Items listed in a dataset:
>> START
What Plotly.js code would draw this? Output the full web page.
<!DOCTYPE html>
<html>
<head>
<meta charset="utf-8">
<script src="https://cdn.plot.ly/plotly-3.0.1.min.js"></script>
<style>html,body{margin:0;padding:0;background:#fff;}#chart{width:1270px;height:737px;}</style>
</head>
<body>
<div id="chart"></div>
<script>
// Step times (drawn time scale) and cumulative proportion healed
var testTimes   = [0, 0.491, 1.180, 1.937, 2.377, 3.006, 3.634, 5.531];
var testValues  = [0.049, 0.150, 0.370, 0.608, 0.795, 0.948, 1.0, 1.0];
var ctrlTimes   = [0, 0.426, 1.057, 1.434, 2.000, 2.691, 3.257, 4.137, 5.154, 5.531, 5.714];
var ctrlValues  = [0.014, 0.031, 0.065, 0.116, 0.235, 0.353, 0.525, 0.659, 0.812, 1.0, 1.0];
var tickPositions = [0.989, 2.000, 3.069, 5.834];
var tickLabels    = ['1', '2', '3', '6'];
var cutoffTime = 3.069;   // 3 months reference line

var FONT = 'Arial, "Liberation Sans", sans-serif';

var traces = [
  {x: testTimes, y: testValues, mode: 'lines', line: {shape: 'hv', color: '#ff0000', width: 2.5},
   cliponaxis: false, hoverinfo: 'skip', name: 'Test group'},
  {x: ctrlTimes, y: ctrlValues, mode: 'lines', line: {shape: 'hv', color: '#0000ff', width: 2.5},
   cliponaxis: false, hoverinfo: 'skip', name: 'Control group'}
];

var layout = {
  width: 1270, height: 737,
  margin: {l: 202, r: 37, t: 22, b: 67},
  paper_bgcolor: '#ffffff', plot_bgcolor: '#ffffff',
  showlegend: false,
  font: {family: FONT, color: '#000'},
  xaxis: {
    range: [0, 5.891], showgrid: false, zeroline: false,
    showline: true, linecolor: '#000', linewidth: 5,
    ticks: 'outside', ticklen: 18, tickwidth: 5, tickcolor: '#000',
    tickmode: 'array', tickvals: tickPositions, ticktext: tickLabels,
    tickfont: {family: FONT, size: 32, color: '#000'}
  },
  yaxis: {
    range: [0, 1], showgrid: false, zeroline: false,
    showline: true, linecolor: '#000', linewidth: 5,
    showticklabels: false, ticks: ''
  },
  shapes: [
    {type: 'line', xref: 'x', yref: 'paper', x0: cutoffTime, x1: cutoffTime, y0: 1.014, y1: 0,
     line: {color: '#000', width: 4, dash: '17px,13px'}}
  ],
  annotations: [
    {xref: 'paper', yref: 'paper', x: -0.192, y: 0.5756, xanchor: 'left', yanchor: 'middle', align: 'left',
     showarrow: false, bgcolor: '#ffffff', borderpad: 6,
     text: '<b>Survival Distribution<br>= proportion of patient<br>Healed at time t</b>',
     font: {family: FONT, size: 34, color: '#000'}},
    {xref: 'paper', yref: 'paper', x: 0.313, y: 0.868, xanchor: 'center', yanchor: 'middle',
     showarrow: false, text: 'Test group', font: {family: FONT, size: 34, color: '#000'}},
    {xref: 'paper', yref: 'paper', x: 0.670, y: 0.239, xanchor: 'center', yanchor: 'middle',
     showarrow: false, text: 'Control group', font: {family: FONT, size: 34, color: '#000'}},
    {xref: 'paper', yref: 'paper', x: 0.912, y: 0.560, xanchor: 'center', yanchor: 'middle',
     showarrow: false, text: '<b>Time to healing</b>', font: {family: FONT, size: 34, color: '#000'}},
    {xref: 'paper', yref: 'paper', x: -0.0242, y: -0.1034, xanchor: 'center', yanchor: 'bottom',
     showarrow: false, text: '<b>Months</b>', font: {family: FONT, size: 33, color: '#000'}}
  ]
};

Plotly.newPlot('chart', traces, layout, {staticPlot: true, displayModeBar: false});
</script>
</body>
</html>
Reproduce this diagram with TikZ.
>> END
WORK TO DO: The entries above must be returned in full, exactly as shown.

ANSWER:
What Plotly.js code would draw this? Output the full web page.
<!DOCTYPE html>
<html>
<head>
<meta charset="utf-8">
<script src="https://cdn.plot.ly/plotly-3.0.1.min.js"></script>
<style>html,body{margin:0;padding:0;background:#fff;}#chart{width:1270px;height:737px;}</style>
</head>
<body>
<div id="chart"></div>
<script>
// Step times (drawn time scale) and cumulative proportion healed
var testTimes   = [0, 0.491, 1.180, 1.937, 2.377, 3.006, 3.634, 5.531];
var testValues  = [0.049, 0.150, 0.370, 0.608, 0.795, 0.948, 1.0, 1.0];
var ctrlTimes   = [0, 0.426, 1.057, 1.434, 2.000, 2.691, 3.257, 4.137, 5.154, 5.531, 5.714];
var ctrlValues  = [0.014, 0.031, 0.065, 0.116, 0.235, 0.353, 0.525, 0.659, 0.812, 1.0, 1.0];
var tickPositions = [0.989, 2.000, 3.069, 5.834];
var tickLabels    = ['1', '2', '3', '6'];
var cutoffTime = 3.069;   // 3 months reference line

var FONT = 'Arial, "Liberation Sans", sans-serif';

var traces = [
  {x: testTimes, y: testValues, mode: 'lines', line: {shape: 'hv', color: '#ff0000', width: 2.5},
   cliponaxis: false, hoverinfo: 'skip', name: 'Test group'},
  {x: ctrlTimes, y: ctrlValues, mode: 'lines', line: {shape: 'hv', color: '#0000ff', width: 2.5},
   cliponaxis: false, hoverinfo: 'skip', name: 'Control group'}
];

var layout = {
  width: 1270, height: 737,
  margin: {l: 202, r: 37, t: 22, b: 67},
  paper_bgcolor: '#ffffff', plot_bgcolor: '#ffffff',
  showlegend: false,
  font: {family: FONT, color: '#000'},
  xaxis: {
    range: [0, 5.891], showgrid: false, zeroline: false,
    showline: true, linecolor: '#000', linewidth: 5,
    ticks: 'outside', ticklen: 18, tickwidth: 5, tickcolor: '#000',
    tickmode: 'array', tickvals: tickPositions, ticktext: tickLabels,
    tickfont: {family: FONT, size: 32, color: '#000'}
  },
  yaxis: {
    range: [0, 1], showgrid: false, zeroline: false,
    showline: true, linecolor: '#000', linewidth: 5,
    showticklabels: false, ticks: ''
  },
  shapes: [
    {type: 'line', xref: 'x', yref: 'paper', x0: cutoffTime, x1: cutoffTime, y0: 1.014, y1: 0,
     line: {color: '#000', width: 4, dash: '17px,13px'}}
  ],
  annotations: [
    {xref: 'paper', yref: 'paper', x: -0.192, y: 0.5756, xanchor: 'left', yanchor: 'middle', align: 'left',
     showarrow: false, bgcolor: '#ffffff', borderpad: 6,
     text: '<b>Survival Distribution<br>= proportion of patient<br>Healed at time t</b>',
     font: {family: FONT, size: 34, color: '#000'}},
    {xref: 'paper', yref: 'paper', x: 0.313, y: 0.868, xanchor: 'center', yanchor: 'middle',
     showarrow: false, text: 'Test group', font: {family: FONT, size: 34, color: '#000'}},
    {xref: 'paper', yref: 'paper', x: 0.670, y: 0.239, xanchor: 'center', yanchor: 'middle',
     showarrow: false, text: 'Control group', font: {family: FONT, size: 34, color: '#000'}},
    {xref: 'paper', yref: 'paper', x: 0.912, y: 0.560, xanchor: 'center', yanchor: 'middle',
     showarrow: false, text: '<b>Time to healing</b>', font: {family: FONT, size: 34, color: '#000'}},
    {xref: 'paper', yref: 'paper', x: -0.0242, y: -0.1034, xanchor: 'center', yanchor: 'bottom',
     showarrow: false, text: '<b>Months</b>', font: {family: FONT, size: 33, color: '#000'}}
  ]
};

Plotly.newPlot('chart', traces, layout, {staticPlot: true, displayModeBar: false});
</script>
</body>
</html>
Reproduce this diagram with TikZ.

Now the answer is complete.